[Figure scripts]
--------------------------------------------------
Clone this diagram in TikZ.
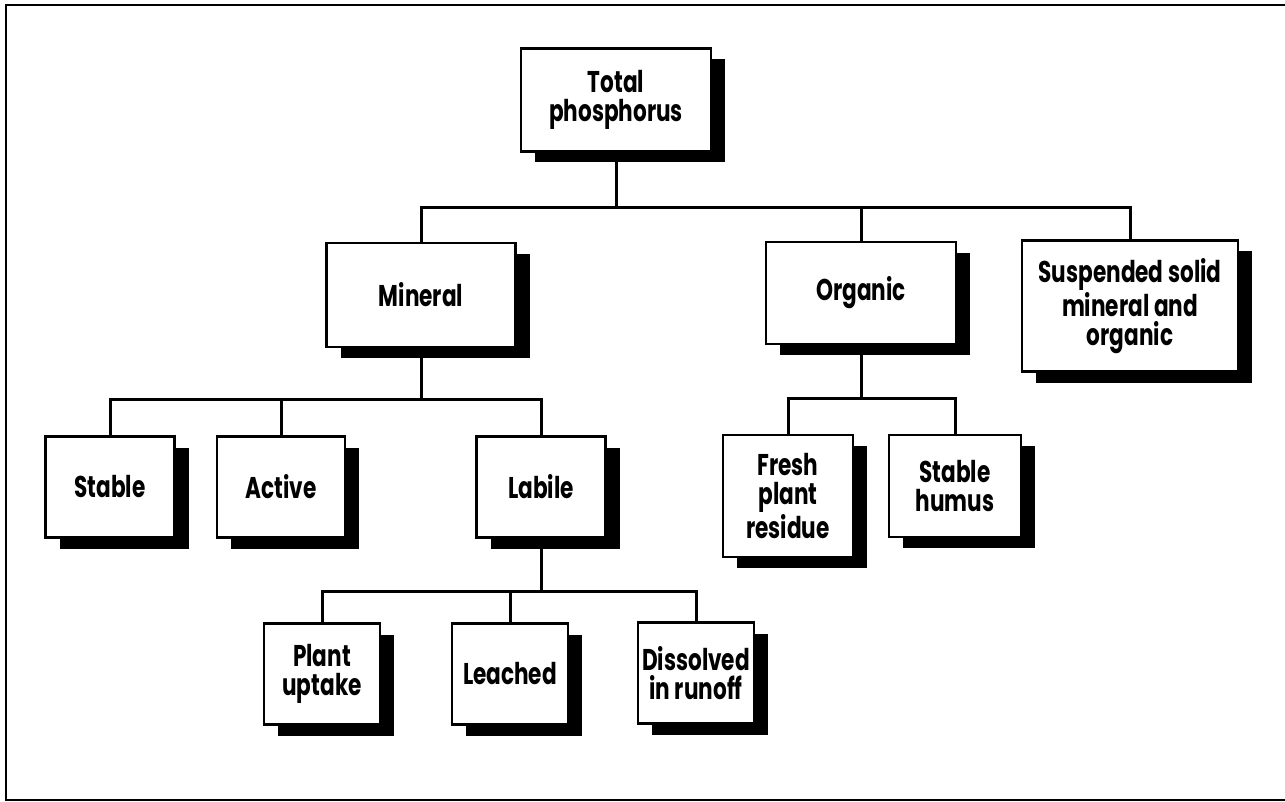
\documentclass[tikz,border=0pt]{standalone}
\usepackage{fontspec}
\setmainfont{Poppins}[FakeStretch=0.72]
\usepackage{tikz}
\usetikzlibrary{shadows}
\definecolor{boxline}{HTML}{000000}
\definecolor{boxfill}{HTML}{FFFFFF}
\tikzset{
  pbox/.style  = {rectangle, draw=boxline, fill=boxfill, line width=1.2pt,
                  align=center, font=\fontsize{15}{14.8}\selectfont\bfseries, inner sep=2pt,
                  drop shadow={shadow xshift=7pt, shadow yshift=-5.5pt, fill=black, opacity=1}},
  link/.style  = {line width=1.5pt, draw=boxline},
  frame/.style = {line width=1.3pt, draw=boxline},
}
\begin{document}
\begin{tikzpicture}[x=0.5pt, y=-0.5pt]
        \clip (0,0) rectangle (1285,802);
        \draw[frame] (1300,5) -- (6,5) -- (6,800) -- (1300,800);
        % top level
        \node[pbox, minimum width=95pt, minimum height=51.5pt] (tot) at (616,100) {Total\\phosphorus};
        \node[pbox, minimum width=94.5pt, minimum height=52pt] (min) at (421,295) {Mineral};
        \node[pbox, minimum width=95pt, minimum height=51pt] (org) at (861,293) {Organic};
        \node[pbox, minimum width=108pt, minimum height=65.5pt] (sus) at (1130,306) {Suspended solid\\mineral and\\organic};
        % mineral branch
        \node[pbox, minimum width=64.5pt, minimum height=50.5pt] (stb) at (110,487) {Stable};
        \node[pbox, minimum width=64pt, minimum height=50.5pt] (act) at (281,487) {Active};
        \node[pbox, minimum width=64.5pt, minimum height=50.5pt] (lab) at (541,487) {Labile};
        % organic branch
        \node[pbox, minimum width=65pt, minimum height=61pt] (fre) at (788,496) {Fresh\\plant\\residue};
        \node[pbox, minimum width=66pt, minimum height=51pt] (hum) at (955,486) {Stable\\humus};
        % labile branch
        \node[pbox, minimum width=58pt, minimum height=50.5pt] (upt) at (322,674) {Plant\\uptake};
        \node[pbox, minimum width=58pt, minimum height=50.5pt] (lea) at (510,674) {Leached};
        \node[pbox, minimum width=58pt, minimum height=50.5pt] (dis) at (696,673) {Dissolved\\in runoff};
        \foreach \c in {min, org, sus}{\draw[link] (tot.south) -- ++(0,55) -| (\c.north);}
        \foreach \c in {stb, act, lab}{\draw[link] (min.south) -- ++(0,51) -| (\c.north);}
        \foreach \c in {fre, hum}{\draw[link] (org.south) -- ++(0,53) -| (\c.north);}
        \foreach \c in {upt, lea, dis}{\draw[link] (lab.south) -- ++(0,53) -| (\c.north);}
    \end{tikzpicture}
\end{document}
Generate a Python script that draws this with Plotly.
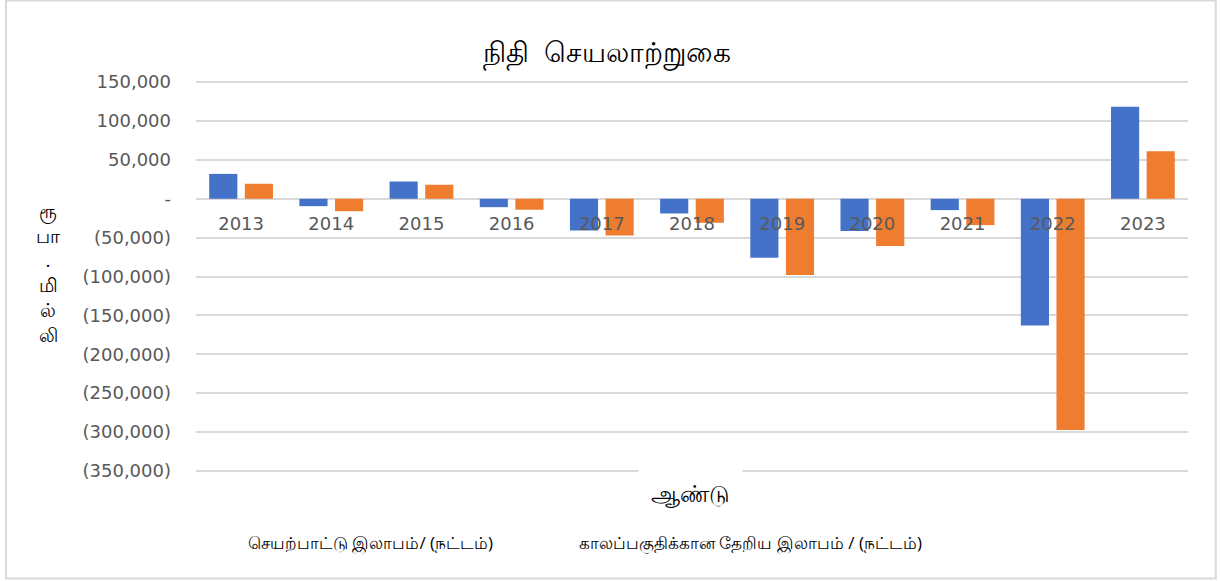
import plotly.graph_objects as go

# data (Rs. million)
years = ["2013", "2014", "2015", "2016", "2017", "2018", "2019", "2020", "2021", "2022", "2023"]
operating_profit = [32000, -9500, 22200, -10800, -40700, -18900, -75800, -41600, -14600, -162900, 118300]
net_profit = [19300, -16000, 18000, -14100, -47200, -30900, -98200, -60900, -33900, -297500, 61200]

series_names = ["செயற்பாட்டு இலாபம்/ (நட்டம்)", "காலப்பகுதிக்கான தேறிய இலாபம் / (நட்டம்)"]
tick_vals = [150000, 100000, 50000, 0, -50000, -100000, -150000, -200000, -250000, -300000, -350000]
tick_text = ["150,000", "100,000", "50,000", "-", "(50,000)", "(100,000)", "(150,000)",
             "(200,000)", "(250,000)", "(300,000)", "(350,000)"]

title = "நிதி  செயலாற்றுகை"
x_title = "ஆண்டு"
y_title = ["ரூ", "பா", ".", "மி", "ல்", "லி"]

COLORS = ["#4472C8", "#EF7D2F"]
GRID = "#d9d9d9"
TICK_FONT = dict(family="DejaVu Sans", size=18, color="#595959")

# small padding so the first and last gridlines are still drawn
pad = 1500
y_lo, y_hi = min(tick_vals) - pad, max(tick_vals) + pad
zero_pos = (0 - y_lo) / (y_hi - y_lo)

fig = go.Figure()
for i, vals in enumerate([operating_profit, net_profit]):
    fig.add_trace(go.Bar(
        x=years,
        y=vals,
        name=series_names[i],
        marker=dict(color=COLORS[i], line=dict(width=0)),
    ))

fig.update_layout(
    width=1220,
    height=581,
    margin=dict(l=196, r=32, t=81, b=109),
    paper_bgcolor="white",
    plot_bgcolor="white",
    barmode="group",
    bargap=0.21,
    bargroupgap=0.21,
    showlegend=False,
    title=dict(
        text=title,
        xref="container", x=0.4975, xanchor="center",
        yref="container", y=0.91, yanchor="middle",
        font=dict(size=28, color="black"),
    ),
    xaxis=dict(
        anchor="free",
        position=zero_pos,
        showgrid=False,
        showline=False,
        zeroline=False,
        ticks="",
        ticklabelstandoff=12,
        tickfont=TICK_FONT,
    ),
    yaxis=dict(
        range=[y_lo, y_hi],
        tickvals=tick_vals,
        ticktext=tick_text,
        showgrid=True,
        gridcolor=GRID,
        gridwidth=1.5,
        zeroline=True,
        zerolinecolor=GRID,
        zerolinewidth=1.5,
        showline=False,
        ticks="",
        ticklabelstandoff=24,
        tickfont=TICK_FONT,
    ),
)

# vertical y-axis title, one syllable per line
fig.add_annotation(
    text="<br>".join(y_title),
    xref="paper", yref="paper", x=-0.149, y=0.509,
    xanchor="center", yanchor="middle",
    showarrow=False, font=dict(size=19, color="black"),
    align="center",
)

# x-axis title with a white box over the bottom gridline
fig.add_annotation(
    text=x_title,
    xref="paper", yref="paper", x=0.498, y=-0.054,
    xanchor="center", yanchor="middle",
    showarrow=False, font=dict(size=23, color="black"),
    bgcolor="white", borderpad=12,
)

# legend drawn as plain text, as in the source chart
for name, xpos in zip(series_names, [0.1764, 0.5585]):
    fig.add_annotation(
        text=name,
        xref="paper", yref="paper", x=xpos, y=-0.18,
        xanchor="center", yanchor="middle",
        showarrow=False, font=dict(size=17, color="black"),
    )

# chart frame
fig.add_shape(
    type="rect", xref="paper", yref="paper",
    x0=-0.1915, x1=1.028, y0=-0.2725, y1=1.2057,
    line=dict(color=GRID, width=2),
)

fig.write_html("out.html", config={"displayModeBar": False},
               post_script="document.body.style.margin='0';")
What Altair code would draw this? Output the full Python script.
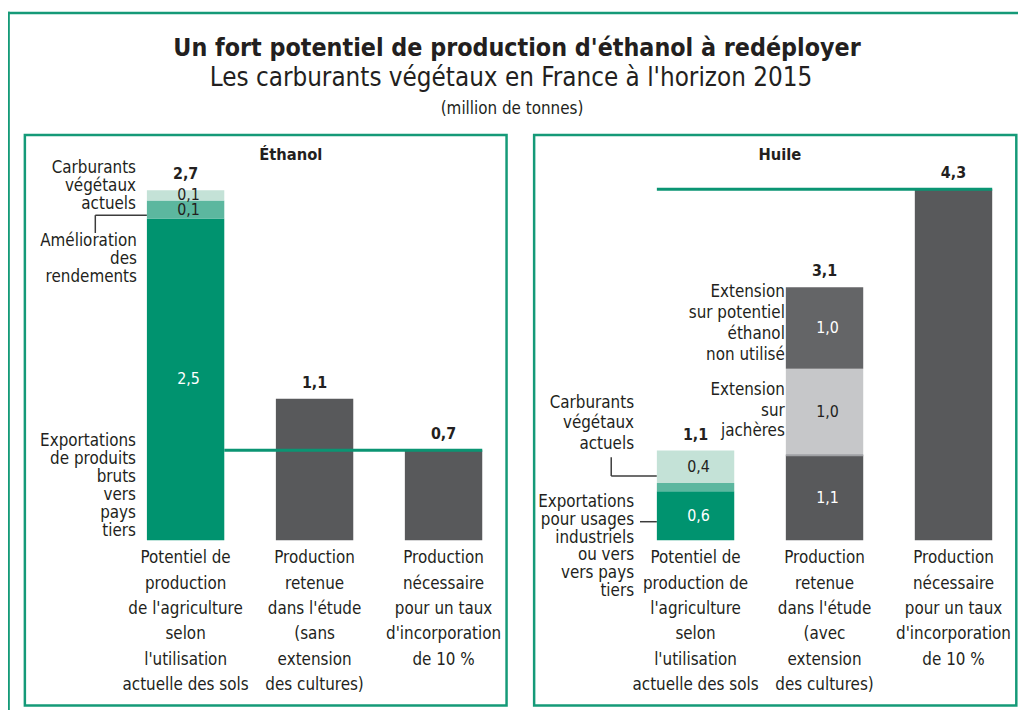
import altair as alt
import pandas as pd

FONT = "DejaVu Sans Condensed"
INK = "#231f20"
FRAME = "#159a78"
GREEN_LINE = "#0b9573"

# ---------------- data ----------------
title = "Un fort potentiel de production d'éthanol à redéployer"
subtitle = "Les carburants végétaux en France à l'horizon 2015"
unit = "(million de tonnes)"

eth_title = "Éthanol"
eth_cats = [
    "Potentiel de\nproduction\nde l'agriculture\nselon\nl'utilisation\nactuelle des sols",
    "Production\nretenue\ndans l'étude\n(sans\nextension\ndes cultures)",
    "Production\nnécessaire\npour un taux\nd'incorporation\nde 10 %",
]
eth_seg_bar = [0, 0, 0, 1, 2]
eth_seg_name = ["Exportations", "Amélioration des rendements", "Carburants végétaux actuels",
                "Production", "Production"]
eth_seg_value = [2.5, 0.14, 0.08, 1.1, 0.7]
eth_seg_label = ["2,5", "0,1", "0,1", "", ""]
eth_total_label = ["2,7", "1,1", "0,7"]

oil_title = "Huile"
oil_cats = [
    "Potentiel de\nproduction de\nl'agriculture\nselon\nl'utilisation\nactuelle des sols",
    "Production\nretenue\ndans l'étude\n(avec\nextension\ndes cultures)",
    "Production \nnécessaire\npour un taux\nd'incorporation\nde 10 %",
]
oil_seg_bar = [0, 0, 0, 1, 1, 1, 2]
oil_seg_name = ["Exportations", "Amélioration des rendements", "Carburants végétaux actuels",
                "Production", "Extension sur jachères",
                "Extension sur potentiel éthanol non utilisé", "Production"]
oil_seg_value = [0.6, 0.1, 0.4, 1.04, 1.06, 1.0, 4.3]
oil_seg_label = ["0,6", "", "0,4", "1,1", "1,0", "1,0", ""]
oil_total_label = ["1,1", "3,1", "4,3"]

# ---------------- styles ----------------
seg_domain = ["Exportations", "Amélioration des rendements", "Carburants végétaux actuels",
              "Production", "Extension sur jachères", "Extension sur potentiel éthanol non utilisé"]
seg_range = ["#00936f", "#5cb79f", "#c4e2d7", "#58595b", "#c6c7c9", "#646567"]
seg_tone = {"Exportations": "light", "Amélioration des rendements": "dark",
            "Carburants végétaux actuels": "dark", "Production": "light",
            "Extension sur jachères": "dark",
            "Extension sur potentiel éthanol non utilisé": "light"}
cscale = alt.Scale(domain=seg_domain, range=seg_range)


def seg_table(cats, bars, names, values, labels):
    rows, top = [], {}
    for b, n, v, l in zip(bars, names, values, labels):
        s = top.get(b, 0.0)
        e = s + v
        top[b] = e
        rows.append(dict(cat=cats[b], segment=n, start=s, end=e, mid=(s + e) / 2,
                         label=l, tone=seg_tone[n]))
    seg = pd.DataFrame(rows)
    tot = pd.DataFrame(dict(cat=cats, total=[top[i] for i in range(len(cats))]))
    return seg, tot


def panel(cats, bars, names, values, labels, totals, x_range, y_max, y_base, ppu,
          rule_from, rule_to):
    seg, tot = seg_table(cats, bars, names, values, labels)
    tot["label"] = totals
    xs = alt.Scale(domain=cats, range=x_range, paddingInner=0.4, paddingOuter=0)
    ys = alt.Scale(domain=[0, y_max], range=[y_base, y_base - y_max * ppu], nice=False, zero=False)
    X = alt.X("cat:N", scale=xs, axis=None)
    layers = []
    layers.append(alt.Chart(seg).mark_bar().encode(
        x=X, y=alt.Y("start:Q", scale=ys, axis=None), y2="end:Q",
        color=alt.Color("segment:N", scale=cscale, legend=None)))
    # thin separator between stacked grey segments
    layers.append(alt.Chart(seg).transform_filter(alt.datum.segment == "Extension sur jachères")
                  .mark_rule(color="#9fa1a4", strokeWidth=2).encode(
        x=alt.X("cat:N", scale=xs, axis=None, bandPosition=0),
        x2=alt.X2("cat:N", bandPosition=1),
        y=alt.Y("start:Q", scale=ys, axis=None)))
    # green reference line at the level of the required production
    rule_df = pd.DataFrame(dict(a=[cats[0]], b=[cats[2]], level=[tot["total"].iloc[2]]))
    layers.append(alt.Chart(rule_df).mark_rule(color=GREEN_LINE, strokeWidth=3).encode(
        x=alt.X("a:N", scale=xs, axis=None, bandPosition=rule_from),
        x2=alt.X2("b:N", bandPosition=rule_to),
        y=alt.Y("level:Q", scale=ys, axis=None)))
    # totals
    layers.append(alt.Chart(tot).mark_text(font=FONT, fontWeight="bold", fontSize=16, color=INK,
                                           baseline="alphabetic", dy=-11).encode(
        x=X, y=alt.Y("total:Q", scale=ys, axis=None), text="label:N"))
    # inner labels
    for tone, col in (("light", "white"), ("dark", INK)):
        layers.append(alt.Chart(seg).transform_filter(
            (alt.datum.tone == tone) & (alt.datum.label != "")).mark_text(
            font=FONT, fontSize=16, color=col, baseline="middle", dx=3).encode(
            x=X, y=alt.Y("mid:Q", scale=ys, axis=None), text="label:N"))
    # category labels
    layers.append(alt.Chart(pd.DataFrame(dict(cat=cats))).mark_text(
        font=FONT, fontSize=17, color=INK, baseline="alphabetic", align="center",
        lineBreak="\n", lineHeight=25.5).encode(x=X, y=alt.value(557), text="cat:N"))
    return alt.layer(*layers)


left = panel(eth_cats, eth_seg_bar, eth_seg_name, eth_seg_value, eth_seg_label, eth_total_label,
             [140, 478], 3, 533.7, 129.7, 1, 1)
right = panel(oil_cats, oil_seg_bar, oil_seg_name, oil_seg_value, oil_seg_label, oil_total_label,
              [654, 992], 5, 533.7, 82.3, 0, 1)

one = pd.DataFrame({"k": [0]})


def txt(s, x, y, size, weight="normal", align="center", lh=18):
    return alt.Chart(pd.DataFrame({"t": [s]})).mark_text(
        font=FONT, fontSize=size, fontWeight=weight, color=INK, align=align,
        baseline="alphabetic", lineBreak="\n", lineHeight=lh).encode(
        x=alt.value(x), y=alt.value(y), text="t:N")


def frame(x1, x2, y1, y2):
    return alt.Chart(one).mark_rect(fillOpacity=0, stroke=FRAME, strokeWidth=2.5).encode(
        x=alt.value(x1), x2=alt.value(x2), y=alt.value(y1), y2=alt.value(y2))


def hline(x1, x2, y, color=FRAME, w=2.5):
    return alt.Chart(one).mark_rule(color=color, strokeWidth=w).encode(
        x=alt.value(x1), x2=alt.value(x2), y=alt.value(y))


def vline(x, y1, y2, color=FRAME, w=2.5):
    return alt.Chart(one).mark_rule(color=color, strokeWidth=w).encode(
        x=alt.value(x), y=alt.value(y1), y2=alt.value(y2))


LEAD = "#3c3c3c"
decor = [
    vline(0.6, 1, 714), hline(0, 1018, 2.3),
    frame(17, 502.5, 125.3, 700.3), frame(530.3, 1016.3, 125.3, 700.3),
    txt(title, 513, 46, 25, "bold"),
    txt(subtitle, 507, 76, 26),
    txt(unit, 508, 104, 17),
    txt(eth_title, 285, 150, 16.5, "bold"),
    txt(oil_title, 778, 150, 16.5, "bold"),
    # left annotations
    txt("Carburants\nvégétaux\nactuels", 129, 164, 17, align="right"),
    txt("Amélioration\ndes\nrendements", 130, 237, 17, align="right"),
    txt("Exportations\nde produits\nbruts\nvers\npays\ntiers", 129, 439, 17, align="right"),
    hline(88, 140, 206, LEAD, 1.5), vline(88, 206, 224, LEAD, 1.5),
    # right annotations
    txt("Extension\nsur potentiel\néthanol\nnon utilisé", 783, 289, 17, align="right", lh=21),
    txt("Extension\nsur\njachères", 783, 387, 17, align="right", lh=21),
    txt("Carburants\nvégétaux\nactuels", 631, 400, 17, align="right", lh=21),
    txt("Exportations\npour usages\nindustriels\nou vers\nvers pays\ntiers", 631, 500, 17,
        align="right", lh=18),
    vline(608, 450, 469, LEAD, 1.5), hline(608, 654, 469, LEAD, 1.5),
    hline(637, 654, 515, LEAD, 1.5),
]

chart = alt.layer(*decor, left, right).resolve_scale(
    x="independent", y="independent"
).properties(
    width=1018, height=702, padding=0,
    autosize=alt.AutoSizeParams(type="none"),
).configure_view(stroke=None)

chart.save("out.html", embed_options={"renderer": "svg", "actions": False})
--------------------------------------------------
__Task statement__:
Say how many lines of the data include the word "this". Nothing other than the number should be given.

__Complete answer__:
3